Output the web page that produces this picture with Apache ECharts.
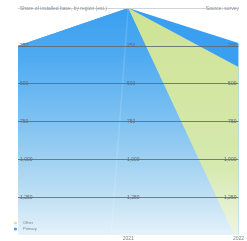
<!DOCTYPE html>
<html>
<head>
<meta charset="utf-8">
<script src="https://cdn.jsdelivr.net/npm/echarts@6/dist/echarts.min.js"></script>
<style>html,body{margin:0;padding:0;background:#fff}#c{width:247px;height:241px}</style>
</head>
<body>
<div id="c"></div>
<script>
var categories = ['2020', '2021', '2022'];
var yTicks = [0, 250, 500, 750, 1000, 1250, 1500];
var upperBlue = [250, 0, 231];
var greenShare = [null, 0, 390];
var lowerBlue = [250, 0, 1560];
var faintLine = [9700, 0, null];

var chart = echarts.init(document.getElementById('c'));
var grey = ['#c8cdd2', '#5d6b76', '#5d6b76', '#5d6b76', '#5d6b76', '#5d6b76', '#ffffff'];
function yAx(pos, offset) {
  return {
    type: 'value', inverse: true, position: pos, offset: offset,
    min: yTicks[0], max: yTicks[yTicks.length - 1], interval: yTicks[1] - yTicks[0],
    z: 5,
    axisLine: { show: false }, axisTick: { show: false },
    splitLine: { show: pos === 'left' && offset === 0, lineStyle: { color: grey, width: 1, opacity: 0.85 } },
    axisLabel: {
      inside: true, fontSize: 5, color: '#5f6b74', margin: 2,
      formatter: function (v) { return (v === 0 || v === 1500) ? '' : echarts.format.addCommas(v); }
    }
  };
}
chart.setOption({
  animation: false,
  title: [
    { text: 'Share of installed base, by region (est.)', left: 15, top: 1, textStyle: { fontSize: 5, color: '#8a939a', fontWeight: 'normal' } },
    { text: 'Source: survey', right: 3, top: 1, textStyle: { fontSize: 5, color: '#8a939a', fontWeight: 'normal' } }
  ],
  legend: {
    orient: 'vertical', left: 8, bottom: 5, itemWidth: 5, itemHeight: 4, itemGap: 2,
    textStyle: { fontSize: 4, color: '#7a8288' },
    data: ['Other', 'Primary']
  },
  grid: { left: 18, right: 0, top: 8, bottom: 6, containLabel: false },
  xAxis: {
    type: 'category', data: categories, boundaryGap: false,
    axisLine: { show: false, onZero: false }, axisTick: { show: false },
    axisLabel: { fontSize: 5, color: '#7a8288', margin: 1, interval: function (i) { return i > 0; } }
  },
  yAxis: [yAx('left', 0), yAx('right', 0), yAx('left', -107)],
  series: [
    { name: 'Primary', type: 'line', data: upperBlue, symbol: 'none', lineStyle: { width: 0 },
      itemStyle: { color: '#3a9ff0' },
      areaStyle: { origin: 'end', color: '#3a9ff0', opacity: 1 } },
    { name: 'Other', type: 'line', data: greenShare, symbol: 'none', lineStyle: { width: 0 },
      itemStyle: { color: '#d2e59c' },
      areaStyle: { origin: 'end', opacity: 1, color: new echarts.graphic.LinearGradient(0, 0, 0, 1, [
        { offset: 0, color: '#cfe394' }, { offset: 0.7, color: '#d6e9b0' }, { offset: 1, color: '#eef5e4' }]) } },
    { name: 'Primary', type: 'line', data: lowerBlue, symbol: 'none', lineStyle: { width: 0 },
      itemStyle: { color: '#3a9ff0' },
      areaStyle: { origin: 'end', opacity: 1, color: new echarts.graphic.LinearGradient(0, 0, 0, 1, [
        { offset: 0, color: '#3a9ff0' }, { offset: 0.2, color: '#4eaaf1' }, { offset: 0.55, color: '#8cc8f1' },
        { offset: 0.8, color: '#bfe0f4' }, { offset: 1, color: '#eef6fb' }]) } },
    { name: 'trace', type: 'line', data: faintLine, symbol: 'none', silent: true,
      lineStyle: { width: 1.5, color: 'rgba(255,255,255,0.14)' } }
  ]
});
</script>
</body>
</html>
────────
*SHORT TASK*: From the first line above through the line containing "var faintLine = [9700, 0, null];", copy everything exactly, without the pictures.

*OUTPUT OF THE EXERCISE*:
Output the web page that produces this picture with Apache ECharts.
<!DOCTYPE html>
<html>
<head>
<meta charset="utf-8">
<script src="https://cdn.jsdelivr.net/npm/echarts@6/dist/echarts.min.js"></script>
<style>html,body{margin:0;padding:0;background:#fff}#c{width:247px;height:241px}</style>
</head>
<body>
<div id="c"></div>
<script>
var categories = ['2020', '2021', '2022'];
var yTicks = [0, 250, 500, 750, 1000, 1250, 1500];
var upperBlue = [250, 0, 231];
var greenShare = [null, 0, 390];
var lowerBlue = [250, 0, 1560];
var faintLine = [9700, 0, null];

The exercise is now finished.